London Read online




  Table of Contents

  Title Page

  Dedication

  1 - PRELUDE: A LONDON HISTORY

  2 - NEW TROY OR ROMAN LONDON?

  3 - NORMAN LONDON

  4 - CHAUCER’S LONDON

  5 - TUDOR AND STUART LONDON

  6 - RESTORATION

  7 - GEORGIAN

  8 - THE INDUSTRIAL REVOLUTION AND THE METROPOLIS OF NASH

  9 - VICTORIAN LONDON

  10 - 1900-1939

  11 - WARTIME 1939-1945

  12 - POSTWAR

  13 - THE END OF THE BOWLER HAT

  14 - LONDON COSMOPOLIS

  15 - SILLY LONDON

  NOTES

  A CHRONOLOGY OF LONDON HISTORY

  SELECT BIBLIOGRAPHY

  THE MODERN LIBRARY EDITORIAL BOARD

  About the Author

  ALSO BY A. N. WILSON

  Copyright Page

  TO Peter Ackroyd

  Modern Library Chronicles

  1

  PRELUDE: A LONDON HISTORY

  One of the best ways to see London, at once and as a whole, is to climb Hampstead Heath and look down from Parliament Hill. On a clear day, from this northern vantage point, the eye can stretch across the teeming, chaotic expanse, taking in familiar landmarks, such as the winking giant tower of Canary Wharf to the east, or the dome of St.

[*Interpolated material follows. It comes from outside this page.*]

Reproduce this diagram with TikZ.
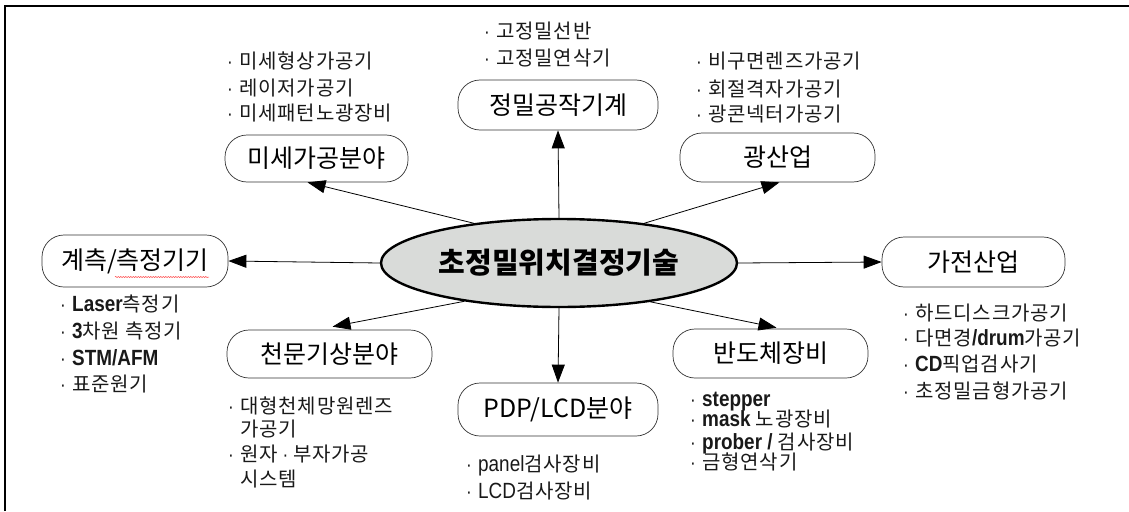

Paul’s directly ahead, or, to the west, the Palace of Westminster and the Abbey. From this height, we see the northern conurbations of Kentish Town and Camden Town immediately beneath us, we see Regent’s Park dotted with trees, and Hyde Park and, far beyond, south of the river, we can look to the suburban sprawl of south London, its terraced houses, its villas, its tower blocks, its churches and cinemas.

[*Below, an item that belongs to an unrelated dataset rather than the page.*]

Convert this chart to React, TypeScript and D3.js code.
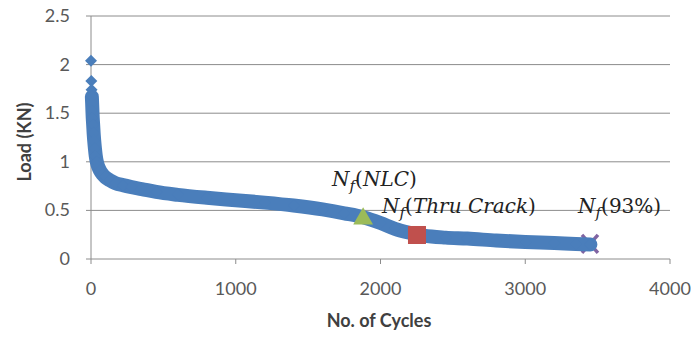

  What we are looking at is not a city which has been built according to one uniform plan. Here is no grid of numbered streets as in New York, no architectural homogeneity as in St. Petersburg, no rigidly pure urban plan as in post-Napoleonic, post-Haussmann Paris. We see, rather, a group of boroughs, former villages, bursting with life and vigor, but existing in barely controlled social and architectural chaos. From where we stand, with the natural beauties of the Heath behind us, we see little of beauty. This is not one of the great city views of the world, such as we might take in from the Pincio or Fiesole when gazing upon Rome or Florence. Little that we look upon would seem to have been planned. The two great centers of old London—the City of London itself, the square mile, in the east; and the city of Westminster, to the west—are distinct, even today. The villages, swollen to boroughs, which surround and join them by a multitude of overcrowded, trafficky streets, all have their own identity and history.

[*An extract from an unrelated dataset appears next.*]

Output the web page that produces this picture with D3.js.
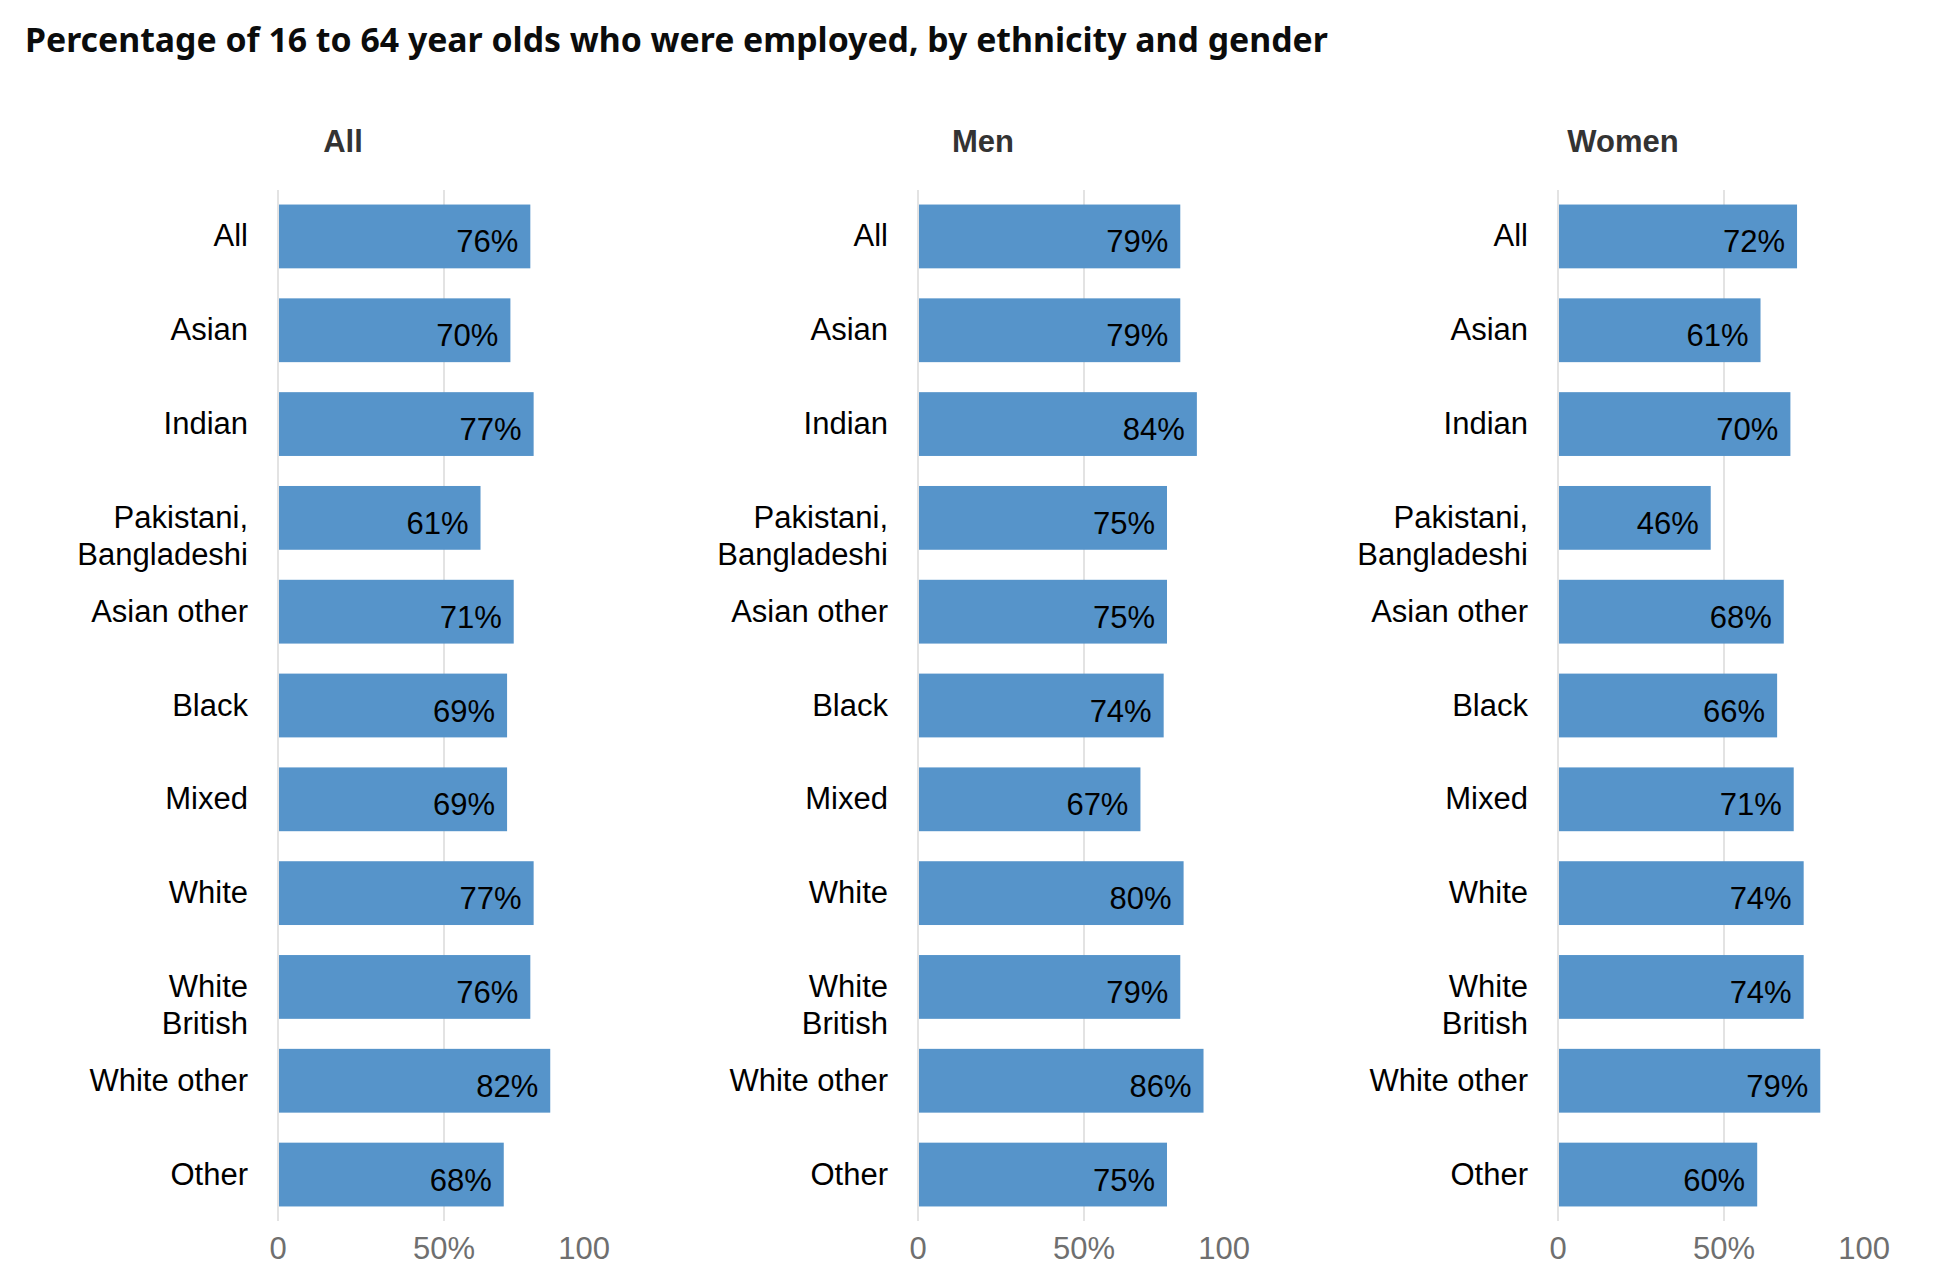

  The history of London is therefore by its very nature a collective history, a kaleidoscope of many stories rather than a book with one author or one theme. Moreover, because of the size and fluidity of London’s population, because of its constant change and growth, much of its story is hidden from us. Workmen gouging out the earth for a new building can suddenly unearth for us evidence of a lost London, the outlines of an old theater where Shakespeare acted, the conduit of a medieval waterway, or paving of Roman times. Sentiment will always be stirred by such discoveries and, in some cases, the few fragments of a forgotten past will be preserved or reclaimed by archaeology. One suspects that there have been many more cases in the history of London’s construction industry when, to avoid delays on the new building, the pick or the electric drill has merely obliterated the vestiges of the old in order to make way for the new.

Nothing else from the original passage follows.